My research combines questions in political
science, for example, what constitutes a legitimate exercise of power by
government over an individual citizen, with ethical considerations, like, when
should an individual acting out of conscience oppose an exercise of power by
government, and it tries to elaborate these questions in a historical context
by considering, for example, how issues of class relationship might inflect
these questions differently in the eighteenth and twentieth centuries.
My first book, Mass Enlightenment:
Critical Studies in Rousseau and Diderot, examines the emergence of
mass culture in the pluri- and interdisciplinary
context provided by the French Enlightenment's
relationship to German Idealism, Marxism, and the Frankfurt
School. My second book, Beyond Contractual Morality: Ethics, Law,
and Literature in Eighteenth-Century France, analyzes a cluster of
questions deriving from the application of principles borrowed from political
liberalism, and specifically, the social contract tradition, in the realms of
ethics and law. In this work, I examine questions concerning public
education, tolerance, the regulation of the private sphere, and marriage
contracts in the light of eighteenth-century theoretical preoccupations, but
also from the perspective of the late twentieth century.

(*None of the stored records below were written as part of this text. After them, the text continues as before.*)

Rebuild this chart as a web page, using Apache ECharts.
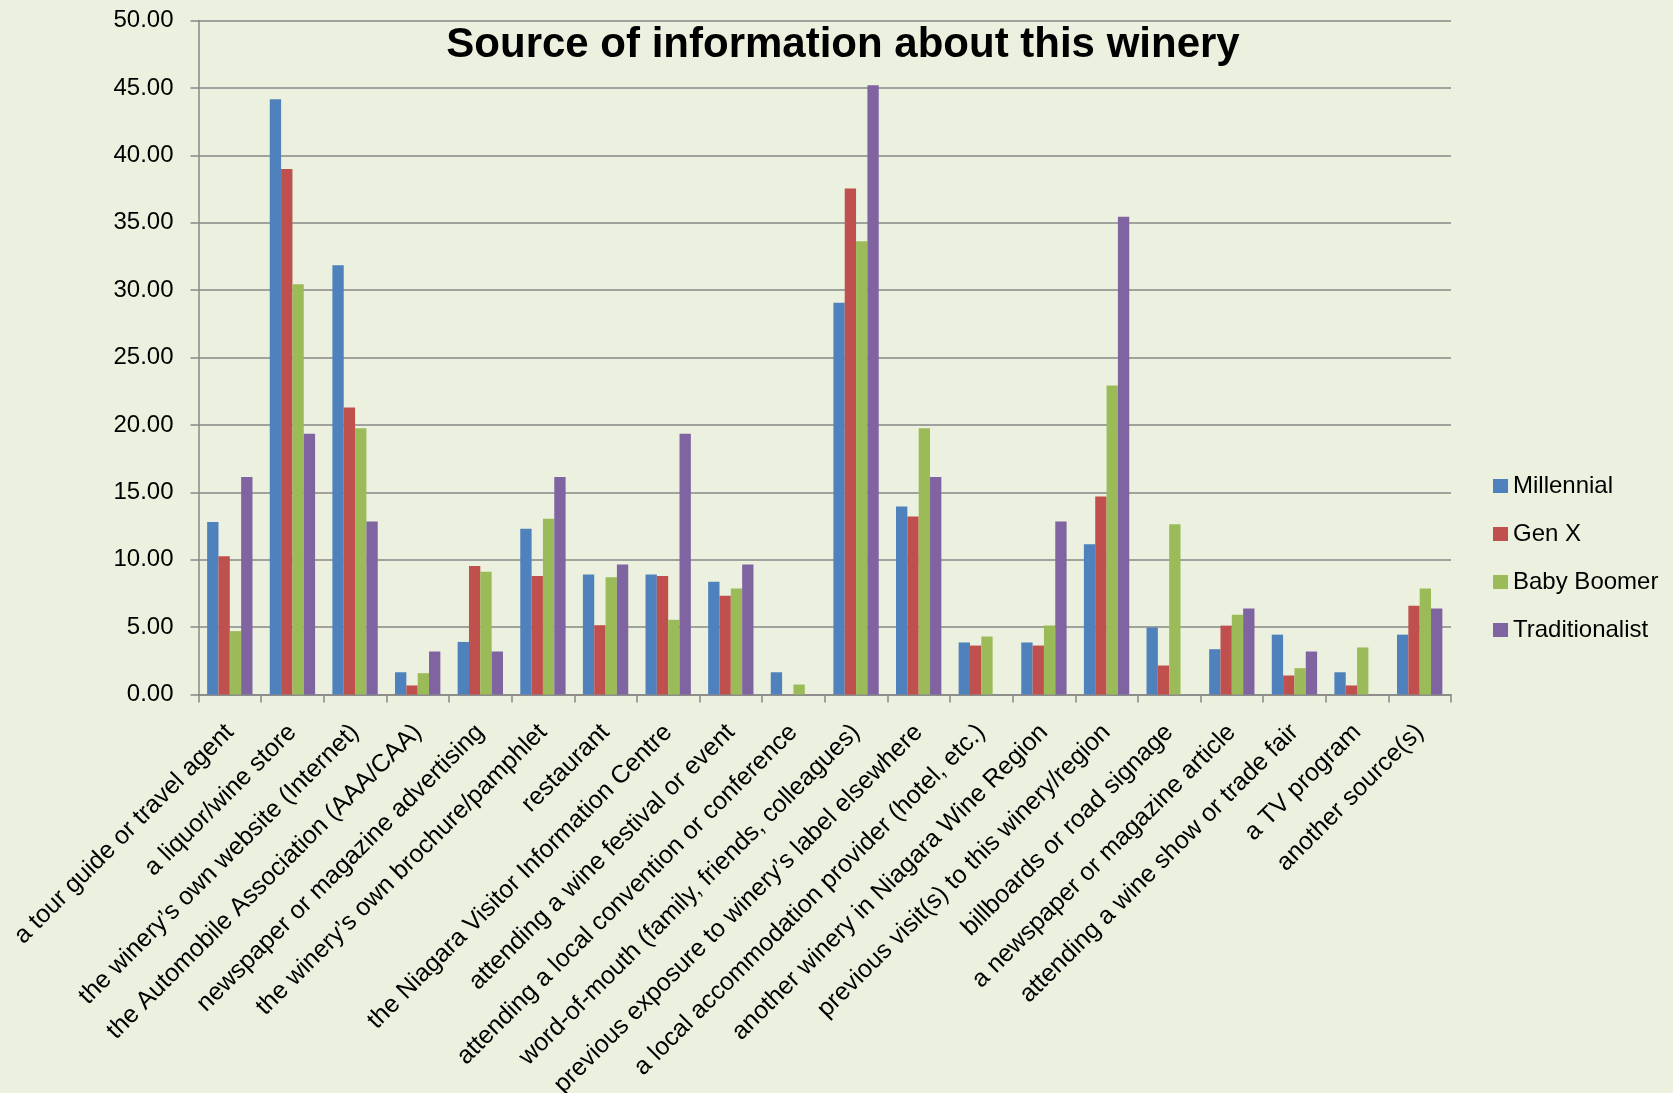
<!DOCTYPE html>
<html>
<head>
<meta charset="utf-8">
<title>Source of information about this winery</title>
<script src="https://cdn.jsdelivr.net/npm/echarts@6/dist/echarts.min.js"></script>
<style>
  html, body { margin: 0; padding: 0; background: #EBF1DE; }
  #chart { width: 1673px; height: 1093px; }
</style>
</head>
<body>
<div id="chart"></div>
<script>
// Information sources (x categories)
const categories = [
  'a tour guide or travel agent',
  'a liquor/wine store',
  'the winery\u2019s own website (Internet)',
  'the Automobile Association (AAA/CAA)',
  'newspaper or magazine advertising',
  'the winery\u2019s own brochure/pamphlet',
  'restaurant',
  'the Niagara Visitor Information Centre',
  'attending a wine festival or event',
  'attending a local convention or conference',
  'word-of-mouth (family, friends, colleagues)',
  'previous exposure to winery\u2019s label elsewhere',
  'a local accommodation provider (hotel, etc.)',
  'another winery in Niagara Wine Region',
  'previous visit(s) to this winery/region',
  'billboards or road signage',
  'a newspaper or magazine article',
  'attending a wine show or trade fair',
  'a TV program',
  'another source(s)'
];

// Percentage of respondents per generation
const millennial = [12.80, 44.15, 31.85, 1.65, 3.90, 12.30, 8.90, 8.90, 8.37, 1.65,
                    29.07, 13.94, 3.86, 3.86, 11.15, 4.97, 3.36, 4.44, 1.65, 4.44];
const genX = [10.25, 38.98, 21.30, 0.67, 9.54, 8.80, 5.14, 8.80, 7.32, 0,
              37.53, 13.20, 3.63, 3.63, 14.68, 2.15, 5.11, 1.41, 0.67, 6.59];
const babyBoomer = [4.70, 30.44, 19.76, 1.58, 9.11, 13.04, 8.70, 5.54, 7.86, 0.74,
                    33.63, 19.76, 4.30, 5.11, 22.92, 12.63, 5.91, 1.95, 3.49, 7.86];
const traditionalist = [16.13, 19.35, 12.83, 3.19, 3.19, 16.13, 9.64, 19.35, 9.64, 0,
                        45.19, 16.13, 0, 12.83, 35.45, 0, 6.38, 3.19, 0, 6.38];

const seriesNames = ['Millennial', 'Gen X', 'Baby Boomer', 'Traditionalist'];
const seriesValues = [millennial, genX, babyBoomer, traditionalist];
const seriesColors = ['#4F81BD', '#C0504D', '#9BBB59', '#8064A2'];

const axisGray = '#878787';
const textFont = '"Liberation Sans", Arial, sans-serif';

const chart = echarts.init(document.getElementById('chart'));
chart.setOption({
  backgroundColor: '#EBF1DE',
  animation: false,
  color: seriesColors,
  title: {
    text: 'Source of information about this winery',
    left: 838,
    top: 19,
    textAlign: 'center',
    textStyle: {
      fontFamily: textFont,
      fontWeight: 'bold',
      fontSize: 42,
      color: '#000'
    }
  },
  legend: {
    orient: 'vertical',
    left: 1493,
    top: 474,
    padding: 0,
    itemWidth: 15,
    itemHeight: 14,
    itemGap: 24,
    icon: 'rect',
    data: seriesNames,
    textStyle: {
      fontFamily: textFont,
      fontSize: 24,
      lineHeight: 24,
      color: '#000'
    }
  },
  grid: {
    left: 198.5,
    right: 222,
    top: 20.5,
    bottom: 398.5,
    containLabel: false,
    outerBoundsMode: 'none'
  },
  xAxis: {
    type: 'category',
    data: categories,
    boundaryGap: true,
    axisLine: { show: true, lineStyle: { color: axisGray, width: 1.5 } },
    axisTick: { show: true, length: 8, lineStyle: { color: axisGray, width: 1.5 } },
    axisLabel: {
      interval: 0,
      rotate: 45,
      margin: 34,
      fontFamily: textFont,
      fontSize: 25,
      color: '#000'
    }
  },
  yAxis: {
    type: 'value',
    min: 0,
    max: 50,
    interval: 5,
    axisLine: { show: true, lineStyle: { color: axisGray, width: 1.5 } },
    axisTick: { show: true, length: 8, lineStyle: { color: axisGray, width: 1.5 } },
    splitLine: { show: true, lineStyle: { color: axisGray, width: 1.5 } },
    axisLabel: {
      margin: 25,
      fontFamily: textFont,
      fontSize: 24,
      color: '#000',
      formatter: v => v.toFixed(2)
    }
  },
  series: seriesNames.map((name, i) => ({
    name: name,
    type: 'bar',
    data: seriesValues[i],
    barGap: '0%',
    barCategoryGap: '27.6%',
    itemStyle: { color: seriesColors[i] }
  }))
});
</script>
</body>
</html>
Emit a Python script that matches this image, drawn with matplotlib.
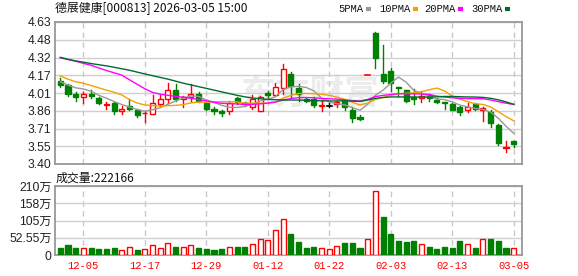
import matplotlib
matplotlib.use('Agg')
import matplotlib.pyplot as plt
from matplotlib.patches import Rectangle
from matplotlib.lines import Line2D

# ---------------- data ----------------
dates = ['12-02', '12-03', '12-04', '12-05', '12-08', '12-09', '12-10', '12-11', '12-12', '12-15',
         '12-16', '12-17', '12-18', '12-19', '12-22', '12-23', '12-24', '12-25', '12-26', '12-29',
         '12-30', '12-31', '01-05', '01-06', '01-07', '01-08', '01-09', '01-12', '01-13', '01-14',
         '01-15', '01-16', '01-19', '01-20', '01-21', '01-22', '01-23', '01-26', '01-27', '01-28',
         '01-29', '01-30', '02-02', '02-03', '02-04', '02-05', '02-06', '02-09', '02-10', '02-11',
         '02-12', '02-13', '02-24', '02-25', '02-26', '02-27', '03-02', '03-03', '03-04', '03-05']

opens = [4.119, 4.082, 4.007, 3.983, 4.010, 3.970, 3.915, 3.930, 3.862, 3.900,
         3.864, 3.840, 3.830, 3.920, 3.965, 4.040, 3.960, 3.982, 4.006, 3.928,
         3.874, 3.859, 3.859, 3.969, 3.930, 3.890, 3.859, 4.012, 3.998, 4.056,
         4.183, 4.058, 3.966, 3.960, 3.900, 3.906, 3.920, 3.945, 3.872, 3.808,
         4.170, 4.535, 4.177, 4.204, 4.065, 4.040, 3.978, 3.970, 3.998, 3.955,
         3.935, 3.917, 3.895, 3.870, 3.920, 3.868, 3.853, 3.738, 3.535, 3.600]
highs = [4.142, 4.090, 4.024, 4.020, 4.040, 3.980, 3.937, 3.940, 3.900, 3.960,
         3.880, 3.862, 4.000, 4.000, 4.100, 4.095, 3.990, 4.095, 4.020, 3.940,
         3.890, 3.870, 3.945, 3.980, 3.940, 3.995, 3.990, 4.035, 4.100, 4.265,
         4.200, 4.095, 3.975, 3.980, 3.955, 3.930, 3.950, 3.958, 3.895, 3.825,
         4.170, 4.540, 4.430, 4.234, 4.068, 4.045, 4.050, 4.035, 4.010, 3.970,
         3.940, 3.930, 3.900, 3.927, 3.925, 3.890, 3.865, 3.745, 3.595, 3.600]
lows = [4.070, 3.992, 3.943, 3.930, 3.970, 3.920, 3.877, 3.835, 3.830, 3.870,
        3.810, 3.766, 3.830, 3.905, 3.930, 3.945, 3.895, 3.938, 3.935, 3.870,
        3.830, 3.820, 3.835, 3.920, 3.900, 3.880, 3.855, 3.975, 3.985, 4.008,
        3.983, 3.950, 3.940, 3.890, 3.862, 3.890, 3.890, 3.870, 3.768, 3.777,
        4.170, 4.228, 4.100, 4.036, 3.990, 3.935, 3.920, 3.940, 3.945, 3.930,
        3.874, 3.865, 3.822, 3.852, 3.868, 3.775, 3.723, 3.565, 3.500, 3.543]
closes = [4.087, 4.009, 3.984, 4.007, 3.990, 3.930, 3.920, 3.857, 3.879, 3.880,
          3.822, 3.845, 3.926, 3.960, 4.038, 3.960, 3.980, 4.008, 3.948, 3.879,
          3.859, 3.844, 3.930, 3.940, 3.917, 3.960, 3.983, 3.998, 4.066, 4.220,
          4.072, 4.009, 3.948, 3.914, 3.910, 3.906, 3.935, 3.894, 3.797, 3.790,
          4.170, 4.321, 4.119, 4.100, 4.055, 3.950, 3.965, 3.990, 3.969, 3.940,
          3.925, 3.868, 3.850, 3.890, 3.874, 3.885, 3.753, 3.579, 3.545, 3.570]

ma5 = [4.113, 4.084, 4.060, 4.050, 4.030, 3.995, 3.970, 3.941, 3.915, 3.893,
       3.872, 3.857, 3.870, 3.887, 3.918, 3.945, 3.972, 3.989, 3.986, 3.955,
       3.935, 3.908, 3.892, 3.890, 3.898, 3.918, 3.946, 3.959, 3.984, 4.045,
       4.068, 4.073, 4.063, 4.033, 3.971, 3.937, 3.922, 3.912, 3.889, 3.865,
       3.918, 3.995, 4.040, 4.100, 4.153, 4.109, 4.038, 4.012, 3.986, 3.963,
       3.958, 3.938, 3.910, 3.895, 3.881, 3.873, 3.850, 3.796, 3.727, 3.666]
ma10 = [4.162, 4.135, 4.113, 4.099, 4.080, 4.060, 4.040, 4.022, 3.998, 3.958,
        3.928, 3.911, 3.906, 3.901, 3.905, 3.908, 3.914, 3.930, 3.936, 3.936,
        3.940, 3.940, 3.940, 3.938, 3.927, 3.927, 3.927, 3.926, 3.937, 3.971,
        3.993, 4.010, 4.011, 4.009, 4.005, 3.995, 3.980, 3.960, 3.935, 3.912,
        3.928, 3.959, 3.976, 3.994, 4.009, 4.013, 4.016, 4.026, 4.043, 4.058,
        4.033, 3.988, 3.961, 3.940, 3.922, 3.916, 3.894, 3.853, 3.811, 3.774]
ma20 = [4.320, 4.305, 4.290, 4.272, 4.255, 4.232, 4.210, 4.190, 4.170, 4.130,
        4.090, 4.052, 4.020, 4.005, 3.995, 3.986, 3.978, 3.970, 3.958, 3.947,
        3.934, 3.926, 3.923, 3.920, 3.916, 3.917, 3.921, 3.928, 3.937, 3.954,
        3.967, 3.975, 3.976, 3.974, 3.967, 3.965, 3.962, 3.957, 3.949, 3.945,
        3.960, 3.984, 3.994, 4.002, 4.009, 4.008, 4.007, 4.007, 4.002, 3.988,
        3.980, 3.973, 3.969, 3.967, 3.966, 3.965, 3.955, 3.940, 3.927, 3.916]
ma30 = [4.324, 4.307, 4.293, 4.282, 4.270, 4.260, 4.250, 4.238, 4.225, 4.212,
        4.196, 4.180, 4.165, 4.150, 4.135, 4.118, 4.100, 4.085, 4.070, 4.055,
        4.040, 4.025, 4.010, 3.995, 3.982, 3.972, 3.965, 3.960, 3.957, 3.954,
        3.954, 3.954, 3.952, 3.949, 3.947, 3.946, 3.946, 3.948, 3.945, 3.942,
        3.954, 3.969, 3.976, 3.981, 3.981, 3.981, 3.980, 3.980, 3.980, 3.982,
        3.985, 3.985, 3.983, 3.981, 3.980, 3.977, 3.969, 3.956, 3.938, 3.917]

# volume in 万 (10k)
volume = [22.3, 30.5, 21.8, 20.8, 21.3, 18.3, 18.3, 21.3, 14.7, 23.3,
          15.2, 17.8, 29.4, 20.8, 35.5, 24.4, 23.8, 29.4, 21.3, 18.3,
          15.2, 18.3, 23.8, 24.4, 24.4, 33.0, 48.2, 45.2, 75.1, 108.6,
          65.0, 39.6, 21.3, 24.4, 20.3, 17.3, 26.4, 36.5, 36.5, 21.3,
          47.7, 193.9, 115.7, 63.9, 42.6, 39.6, 42.6, 33.5, 24.4, 18.3,
          24.4, 21.3, 42.6, 33.5, 21.3, 47.7, 47.7, 42.6, 21.3, 22.2]
vol_up = [0, 0, 0, 1, 0, 0, 0, 0, 1, 1,
          0, 1, 1, 1, 1, 0, 1, 1, 0, 0,
          0, 0, 1, 0, 0, 1, 1, 1, 1, 1,
          0, 0, 0, 0, 1, 1, 1, 0, 0, 0,
          1, 1, 0, 0, 0, 0, 0, 1, 0, 0,
          0, 0, 0, 1, 0, 1, 0, 0, 0, 1]

price_tick_labels = ['3.40', '3.55', '3.71', '3.86', '4.01', '4.17', '4.32', '4.48', '4.63']
vol_tick_labels = ['0', '52.55万', '105万', '158万', '210万']
vol_max = 210.2
shown_dates = ['12-05', '12-17', '12-29', '01-12', '01-22', '02-03', '02-13', '03-05']
title_text = '德展健康[000813] 2026-03-05 15:00'
vol_title = '成交量:222166'
ma_names = ['5PMA', '10PMA', '20PMA', '30PMA']
ma_colors = ['#999999', '#f5a000', '#ff00ff', '#006b2e']

# ---------------- figure ----------------
W, H = 578, 276
fig = plt.figure(figsize=(W / 100, H / 100), dpi=100)
fig.patch.set_facecolor('white')

def fx(x):
    return x / W

def fy(y):
    return 1 - y / H

L, R = 55, 522
ax1 = fig.add_axes([fx(L), fy(164), (R - L) / W, 142 / H])
ax2 = fig.add_axes([fx(L), fy(255), (R - L) / W, 69 / H])

RED = '#ff0000'
GREEN = '#008000'
n = len(closes)
xs = list(range(n))
xlim = (-0.69, n + 0.08)
bw = 0.66

ymin, ymax = float(price_tick_labels[0]), float(price_tick_labels[-1])
pticks = [ymin + k * (ymax - ymin) / (len(price_tick_labels) - 1) for k in range(len(price_tick_labels))]
label_idx = [dates.index(d) for d in shown_dates]

for ax in (ax1, ax2):
    ax.set_xlim(*xlim)
    for s in ax.spines.values():
        s.set_color('#999999')
        s.set_linewidth(1.3)
    ax.tick_params(length=0, pad=2.5)
    ax.set_xticks(label_idx)
    ax.grid(axis='y', color='#d0d0d0', lw=1.0, ls='-', zorder=0)
    ax.grid(axis='x', color='#c8c8c8', lw=1.0, ls=(0, (4, 3)), zorder=0)
    ax.set_axisbelow(True)

# price panel
ax1.set_ylim(ymin, ymax)
ax1.set_yticks(pticks)
ax1.set_yticklabels(price_tick_labels, fontsize=8.7, family='Liberation Sans', color='#222222')
ax1.set_xticklabels([])

ax1.text(0.548, 0.50, '东方财富', transform=ax1.transAxes, ha='center', va='center',
         fontsize=25, fontweight='bold', color='#ececec', family=['Noto Sans CJK SC'], zorder=0.5)

for i in xs:
    o, h, l, c = opens[i], highs[i], lows[i], closes[i]
    if c > o:
        col = RED
    elif c < o:
        col = GREEN
    else:
        col = RED if h == l else '#000000'
    ax1.plot([i, i], [l, h], color=col, lw=1.0, zorder=3)
    if c > o:
        ax1.add_patch(Rectangle((i - bw / 2, o), bw, c - o, facecolor='white',
                                edgecolor=col, lw=1.0, zorder=4))
    elif c < o:
        ax1.add_patch(Rectangle((i - bw / 2, c), bw, o - c, facecolor=col,
                                edgecolor=col, lw=1.0, zorder=4))
    else:
        ax1.plot([i - bw / 2, i + bw / 2], [c, c], color=col, lw=1.2, zorder=4)

for vals, col in zip([ma5, ma10, ma20, ma30], ma_colors):
    ax1.plot(xs, vals, color=col, lw=1.0, zorder=5)

# volume panel
ax2.set_ylim(0, vol_max)
ax2.set_yticks([k * vol_max / 4 for k in range(5)])
ax2.set_yticklabels(vol_tick_labels, fontsize=8.7, family=['Liberation Sans', 'Noto Sans CJK SC'],
                    color='#222222')
ax2.set_xticklabels(shown_dates, fontsize=7.6, family='Liberation Mono', color=RED)
ax2.tick_params(axis='x', pad=4)
for i in xs:
    if vol_up[i]:
        ax2.bar(i, volume[i], width=bw, facecolor='white', edgecolor=RED, lw=1.0, zorder=3)
    else:
        ax2.bar(i, volume[i], width=bw, facecolor=GREEN, edgecolor=GREEN, lw=1.0, zorder=3)

# texts
fig.text(fx(55), fy(8.5), title_text, fontsize=8.6, va='center', ha='left',
         family=['Noto Sans CJK SC', 'DejaVu Sans'], color='#111111')
fig.text(fx(56), fy(178), vol_title, fontsize=8.6, va='center', ha='left',
         family=['Noto Sans CJK SC', 'DejaVu Sans'], color='#111111')

leg_fs = 7.6
char_w = 0.6 * leg_fs * 100 / 72
leg_x = [338.5, 379, 424.5, 471]
for name, col, x0 in zip(ma_names, ma_colors, leg_x):
    fig.text(fx(x0), fy(9), name, fontsize=leg_fs, va='center', ha='left',
             family='Liberation Mono', color='#111111')
    w = char_w * len(name)
    fig.add_artist(Line2D([fx(x0 + w + 2), fx(x0 + w + 7)], [fy(9), fy(9)],
                          transform=fig.transFigure, color=col, lw=3, solid_capstyle='butt'))

fig.savefig('out.png', dpi=100)
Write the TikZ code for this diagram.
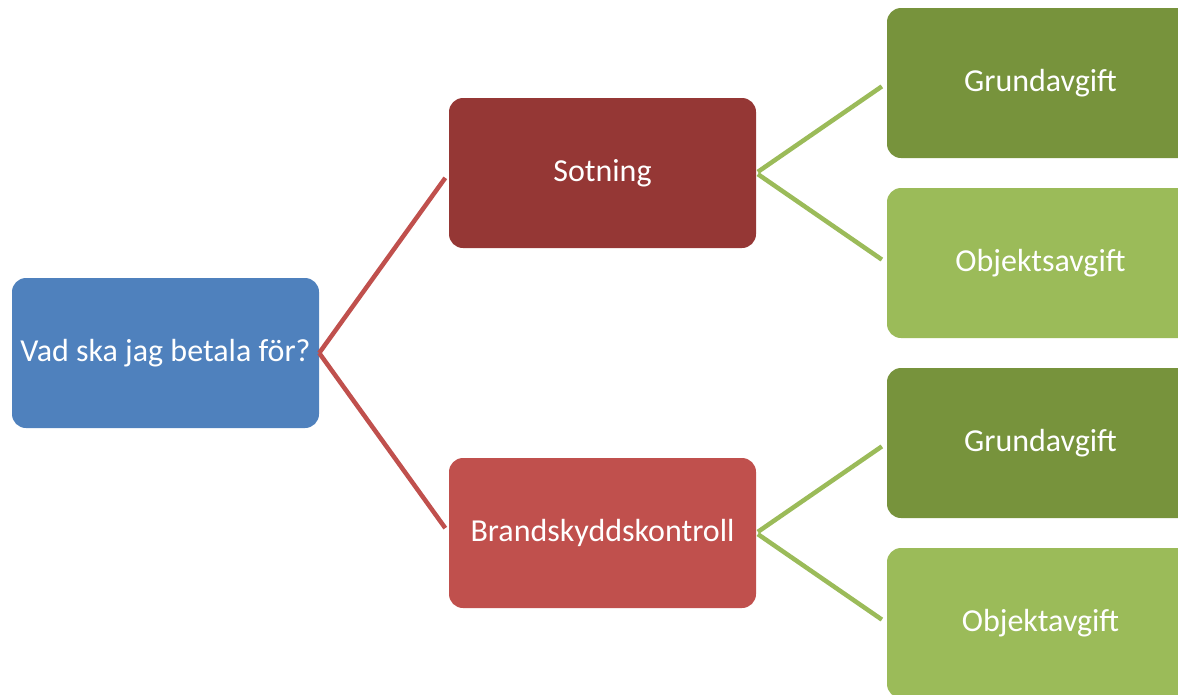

Finally, my most recent work, Rousseau
among the Moderns: Music, Aesthetics, Politics, a reevaluation of
Rousseau's corpus through the lens of music theory to question his contribution
to thinking about music as an aesthetic force in social life. Arguing for new
interpretations of The Social Contract, The Discourse on
the Origin of Inequality, and The Confessions, as well as other
texts, I link Rousseau's understanding of key concepts in music, such as
tuning, harmony, melody, and form, to the crucial problem of the individual's
relationship to the social order. The choice of music as the privileged
aesthetic object enables Rousseau to gain insight into the role of the
aesthetic realm in relation to the social and political body in ways often
associated with later thinkers. Indeed, much of Rousseau's
"modernism" resides, I argue, in the unique role that he assigns to
music in forging communal relations through the aesthetic.
I have had the great fortune to be able to
incorporate these interests in both undergraduate and graduate teaching.